J E Custom
Well-Known Member
Your thoughts and experiences mirror mine. Why would you make a range trip, a comp. a hunting trip etc.. to have your rifle come apart on you? I've read too many, my rifle is a 1/4 moa gun, I wait till it opens up to half moa before I clean. I imagine all testing is done at 100 yards so if your groups opened up to 1/2" at 100, I bet they look sweet downrange.
Once a barrel is broke in, you have a load, after 150-200 rds, just clean and shoot while monitoring the barrel to determine how long it can go one time is easy. It becomes the baseline, even though most barrels get better as they have more rds down them.
With todays cleaning solvents, cleaning rifle barrels is a breeze, it's no longer waiting on worthless hoppes #9 and wearing a mask with sweets.
Plus there are quite a few indicators that things are about to go sideways. Your load seems to be shooting low for some reason, the muzzle end of the barrel may be fouling bad, creating drag.
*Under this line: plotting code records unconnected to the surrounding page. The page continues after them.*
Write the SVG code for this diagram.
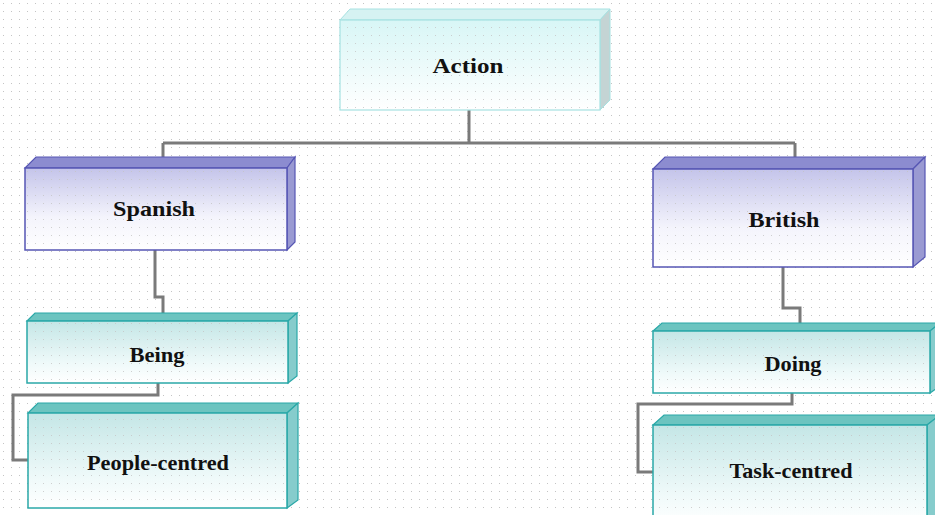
<svg xmlns="http://www.w3.org/2000/svg" width="935" height="515" viewBox="0 0 935 515">
  <defs>
    <pattern id="dots" width="8" height="8" patternUnits="userSpaceOnUse">
      <rect x="3" y="3" width="1" height="1" fill="#c4c4c4"/>
    </pattern>
    <linearGradient id="gAction" x1="0" y1="0" x2="0" y2="1">
      <stop offset="0" stop-color="#d8f6f6"/>
      <stop offset="1" stop-color="#ffffff"/>
    </linearGradient>
    <linearGradient id="gBlue" x1="0" y1="0" x2="0" y2="1">
      <stop offset="0" stop-color="#c4c4ea"/>
      <stop offset="0.6" stop-color="#f4f4fc"/>
      <stop offset="1" stop-color="#ffffff"/>
    </linearGradient>
    <linearGradient id="gTeal" x1="0" y1="0" x2="0" y2="1">
      <stop offset="0" stop-color="#c4e6e6"/>
      <stop offset="0.7" stop-color="#f0fafa"/>
      <stop offset="1" stop-color="#ffffff"/>
    </linearGradient>
    <style>
      .lbl { font-family: "Liberation Serif", "Times New Roman", serif; font-weight: bold; font-size: 21px; fill: #111; text-anchor: middle; }
      .conn { fill: none; stroke: #7a7a7a; stroke-width: 3; }
      .grid { fill: url(#dots); }
      .a-front { fill: url(#gAction); stroke: #a6e2e2; stroke-width: 1.2; }
      .a-top { fill: #d6f2f2; stroke: #a6e2e2; stroke-width: 1; }
      .a-side { fill: #c4d4d4; stroke: #a6e2e2; stroke-width: 1; }
      .b-front { fill: url(#gBlue); stroke: #5656b4; stroke-width: 1.5; }
      .b-top { fill: #8c8cd0; stroke: #5656b4; stroke-width: 1.2; }
      .b-side { fill: #9a9ad2; stroke: #5656b4; stroke-width: 1.2; }
      .t-front { fill: url(#gTeal); stroke: #2aa8a8; stroke-width: 1.5; }
      .t-top { fill: #6cc4c0; stroke: #2aa8a8; stroke-width: 1.2; }
      .t-side { fill: #86cccc; stroke: #2aa8a8; stroke-width: 1.2; }
    </style>
  </defs>

  <!-- dotted page background -->
  <rect width="935" height="515" fill="#ffffff"/>
  <rect width="935" height="515" class="grid"/>

  <!-- connectors -->
  <g id="connectors">
    <path class="conn" d="M469 110 V143 M163 143 H795 M163 143 V158 M795 143 V158"/>
    <path class="conn" d="M155 250 V297 H163 V314"/>
    <path class="conn" d="M158 383 V395 H13 V460 H28"/>
    <path class="conn" d="M783 267 V308 H800 V324"/>
    <path class="conn" d="M792 393 V404 H638 V472 H653"/>
  </g>

  <g id="action">
    <polygon class="a-top" points="340,20 350,9 610,9 600,20"/>
    <polygon class="a-side" points="600,20 610,9 610,100 600,110"/>
    <rect class="a-front" x="340" y="20" width="260" height="90"/>
    <rect class="grid" x="341" y="21" width="258" height="88" opacity="0.8"/>
    <text class="lbl" x="468" y="73" textLength="71" lengthAdjust="spacingAndGlyphs">Action</text>
  </g>

  <g id="spanish">
    <polygon class="b-top" points="25,168 36,157 295,157 287,168"/>
    <polygon class="b-side" points="287,168 295,157 295,242 287,250"/>
    <rect class="b-front" x="25" y="168" width="262" height="82"/>
    <rect class="grid" x="26" y="169" width="260" height="80" opacity="0.8"/>
    <text class="lbl" x="154" y="216" textLength="82" lengthAdjust="spacingAndGlyphs">Spanish</text>
  </g>

  <g id="british">
    <polygon class="b-top" points="653,169 665,157 925,157 913,169"/>
    <polygon class="b-side" points="913,169 925,157 925,257 913,267"/>
    <rect class="b-front" x="653" y="169" width="260" height="98"/>
    <rect class="grid" x="654" y="170" width="258" height="96" opacity="0.8"/>
    <text class="lbl" x="784" y="227" textLength="71" lengthAdjust="spacingAndGlyphs">British</text>
  </g>

  <g id="being">
    <polygon class="t-top" points="27,321 35,313 297,313 288,321"/>
    <polygon class="t-side" points="288,321 297,313 297,376 288,383"/>
    <rect class="t-front" x="27" y="321" width="261" height="62"/>
    <rect class="grid" x="28" y="322" width="259" height="60" opacity="0.8"/>
    <text class="lbl" x="157" y="362" textLength="55" lengthAdjust="spacingAndGlyphs">Being</text>
  </g>

  <g id="people-centred">
    <polygon class="t-top" points="28,413 38,403 298,403 287,413"/>
    <polygon class="t-side" points="287,413 298,403 298,500 287,508"/>
    <rect class="t-front" x="28" y="413" width="259" height="95"/>
    <rect class="grid" x="29" y="414" width="257" height="93" opacity="0.8"/>
    <text class="lbl" x="158" y="470" textLength="142" lengthAdjust="spacingAndGlyphs">People-centred</text>
  </g>

  <g id="doing">
    <polygon class="t-top" points="653,331 662,323 940,323 930,331"/>
    <polygon class="t-side" points="930,331 940,323 940,386 930,393"/>
    <rect class="t-front" x="653" y="331" width="277" height="62"/>
    <rect class="grid" x="654" y="332" width="275" height="60" opacity="0.8"/>
    <text class="lbl" x="793" y="371" textLength="57" lengthAdjust="spacingAndGlyphs">Doing</text>
  </g>

  <g id="task-centred">
    <polygon class="t-top" points="653,425 664,415 940,415 927,425"/>
    <polygon class="t-side" points="927,425 940,415 940,520 927,525"/>
    <rect class="t-front" x="653" y="425" width="274" height="100"/>
    <rect class="grid" x="654" y="426" width="272" height="98" opacity="0.8"/>
    <text class="lbl" x="791" y="478" textLength="123" lengthAdjust="spacingAndGlyphs">Task-centred</text>
  </g>
</svg>
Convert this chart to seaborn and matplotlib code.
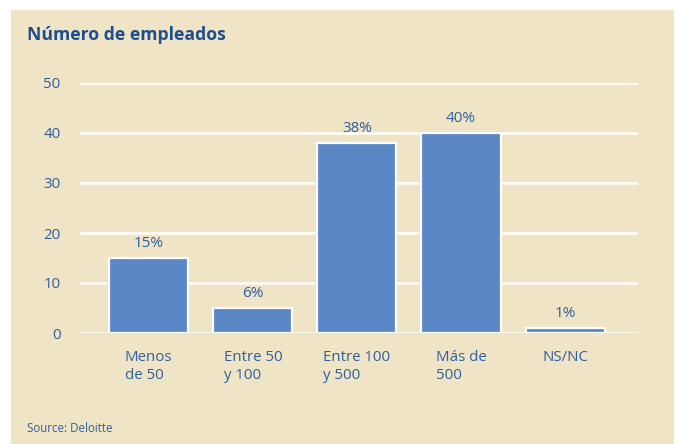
import numpy as np
import pandas as pd
import matplotlib
matplotlib.use("Agg")
import matplotlib.pyplot as plt
import seaborn as sns
from matplotlib.patches import Rectangle

# Data
categories = ["Menos\nde 50", "Entre 50\ny 100", "Entre 100\ny 500", "Más de\n500", "NS/NC"]
values = [15, 5, 38, 40, 1]
value_labels = ["15%", "6%", "38%", "40%", "1%"]
y_ticks = [0, 10, 20, 30, 40, 50]

beige = "#f0e4c6"
bar_blue = "#5b87c6"
text_blue = "#2f5f9c"
title_blue = "#1d4f8e"

sns.set_theme(style="white")
plt.rcParams["font.family"] = ["Open Sans", "DejaVu Sans"]

df = pd.DataFrame({"cat": categories, "val": values})

fig = plt.figure(figsize=(6.83, 4.44), dpi=100, facecolor="white")
# beige panel behind everything
fig.patches.append(Rectangle((11 / 683, 0), 663 / 683, 434 / 444,
                             transform=fig.transFigure, facecolor=beige,
                             edgecolor="none", zorder=-10))

ax = fig.add_axes([80 / 683, 1 - 333 / 444, 558 / 683, 250 / 444])
ax.set_facecolor(beige)
sns.barplot(data=df, x="cat", y="val", color=bar_blue, saturation=1,
            width=0.76, edgecolor="white", linewidth=1.6, ax=ax)

ax.bar_label(ax.containers[0], labels=value_labels, padding=5,
             color=text_blue, fontsize=11)

ax.set_ylim(0, 50)
ax.set_xlim(-0.66, 4.7)
ax.set_yticks(y_ticks)
ax.yaxis.grid(True, color="white", linewidth=1.8)
ax.set_axisbelow(True)
for s in ax.spines.values():
    s.set_visible(False)
ax.tick_params(axis="both", length=0, colors=text_blue, labelsize=10.8)
ax.tick_params(axis="y", pad=14)
ax.tick_params(axis="x", pad=12)
for lbl in ax.get_xticklabels():
    lbl.set_multialignment("left")
    lbl.set_verticalalignment("top")
    lbl.set_linespacing(1.3)
ax.set_xlabel("")
ax.set_ylabel("")

fig.text(27 / 683, 1 - 35 / 444, "Número de empleados", fontsize=12.7,
         fontweight="bold", color=title_blue, va="center", ha="left")
fig.text(27 / 683, 1 - 428 / 444, "Source: Deloitte", fontsize=8.3,
         color=text_blue, va="center", ha="left")

fig.savefig("out.png", dpi=100, facecolor="white")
Your load seems faster but still hammering, maybe your powder is laying down some extremely hard carbon just past the throat area. Either way, you are about to do some cleaning.
For the price for one the Teslong borescopes compared to what we stick into this hobby, it is borderline foolish not to own one. Less money than a box of 230gr Berger's, or any box of atips.
I hear this all the time, Wait to clean when it starts shooting bad. I do what you recommend at the beginning of barrel life cycle. I break the barrel in, work up a accurate load for hunting/shooting, once the load has been found I test the accurate number of rounds it can shoot before I see a decline in accuracy. This tells me how often I have to clean. Normally it is less than 10 rounds.
The reason I like this method is because the rifle is always shooting it's best even if I'm not. I have confidence that if I spend a lot of time and trouble getting to the point of making a shot, it will perform at it's best and a good Point of impact is achieved. (Every Time).
I don't want to go to all the trouble of planing and executing a good hunt, only to have a fouled barrel to spoil the hunt with a poor hit or a miss.
Why wait for poor accuracy to show up?